Its not about research alone, its about basic human common sense and using the rock on your shoulders for something more than looking at model numbers.
There's nothing easy for a totally uninformed customer to go into a store and look at a shelf full of video cards with model numbers across the board and hope to make sense of model numbers alone to figure out what they want, that would be quite daunting if you didn't have a clue.
If a customer doesn't have a basic understanding of what they are buying what basis do they have to compare an item. Is a 5970 or gtx295 what they feel they need because they cost so much or what is the difference with the 5870 or gtx275. If they don't know they could end up with a dx10 card when they assumed they where all dx11 or even end up with a dx9 card when they where hoping to get a video card to allow vista aero theme to work.
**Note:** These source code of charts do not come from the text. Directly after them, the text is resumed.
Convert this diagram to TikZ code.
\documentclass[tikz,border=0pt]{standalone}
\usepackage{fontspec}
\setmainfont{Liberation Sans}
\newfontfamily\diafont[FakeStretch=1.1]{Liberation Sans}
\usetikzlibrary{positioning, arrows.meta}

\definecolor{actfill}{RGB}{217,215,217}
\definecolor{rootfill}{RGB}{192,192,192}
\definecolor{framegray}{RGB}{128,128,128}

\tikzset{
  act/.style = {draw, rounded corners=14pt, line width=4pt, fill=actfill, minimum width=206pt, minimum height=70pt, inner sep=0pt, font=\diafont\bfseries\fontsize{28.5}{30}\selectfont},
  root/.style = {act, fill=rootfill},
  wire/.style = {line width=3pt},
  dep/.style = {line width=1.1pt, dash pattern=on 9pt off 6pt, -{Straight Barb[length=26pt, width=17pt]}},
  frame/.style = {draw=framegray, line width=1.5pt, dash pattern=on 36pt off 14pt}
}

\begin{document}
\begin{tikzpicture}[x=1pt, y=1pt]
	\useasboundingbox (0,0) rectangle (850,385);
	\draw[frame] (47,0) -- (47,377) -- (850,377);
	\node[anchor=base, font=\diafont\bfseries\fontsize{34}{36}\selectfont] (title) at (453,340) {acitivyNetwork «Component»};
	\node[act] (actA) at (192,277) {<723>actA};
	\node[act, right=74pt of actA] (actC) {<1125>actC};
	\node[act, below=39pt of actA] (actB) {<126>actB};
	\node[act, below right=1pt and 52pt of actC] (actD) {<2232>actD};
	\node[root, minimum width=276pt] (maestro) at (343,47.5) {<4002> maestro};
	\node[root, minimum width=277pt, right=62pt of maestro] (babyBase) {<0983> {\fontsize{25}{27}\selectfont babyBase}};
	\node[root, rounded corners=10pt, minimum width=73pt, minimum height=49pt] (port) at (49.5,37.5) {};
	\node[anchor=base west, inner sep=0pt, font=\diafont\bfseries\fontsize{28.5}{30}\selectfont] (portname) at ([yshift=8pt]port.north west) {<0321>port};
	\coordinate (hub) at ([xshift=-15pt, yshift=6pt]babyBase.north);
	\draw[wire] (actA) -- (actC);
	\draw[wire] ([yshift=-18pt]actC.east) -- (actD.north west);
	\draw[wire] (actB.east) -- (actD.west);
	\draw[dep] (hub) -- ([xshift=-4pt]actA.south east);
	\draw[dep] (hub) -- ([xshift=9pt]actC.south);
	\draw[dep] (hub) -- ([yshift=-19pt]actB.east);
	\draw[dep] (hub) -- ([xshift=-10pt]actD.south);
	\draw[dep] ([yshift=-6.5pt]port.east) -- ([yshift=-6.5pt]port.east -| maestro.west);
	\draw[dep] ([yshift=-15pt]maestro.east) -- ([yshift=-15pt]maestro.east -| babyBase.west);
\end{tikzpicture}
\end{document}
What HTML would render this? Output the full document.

All it takes is basic common sense to read the package, ask questions, or google for a few minutes, this isn't research for a thesis or phd.
How many people go into a store pick up the gpu box with the biggest or lowest number and simply proceed to the checkout knowing only the model number, who does that other than the hypothetical masses of zombie human consumers with no basic reasoning skills, seriously...
Why is the customer upgrading their video card anyways, I would wager most computer hardware illiterate folks never even open the computer case so much as upgrade a video card and those who know enough to upgrade their video card have the basic common sense to figure out what offers the best performance for their budget by looking at all the pretty graphs posted by review sites or even on the box itself.
Go fermi....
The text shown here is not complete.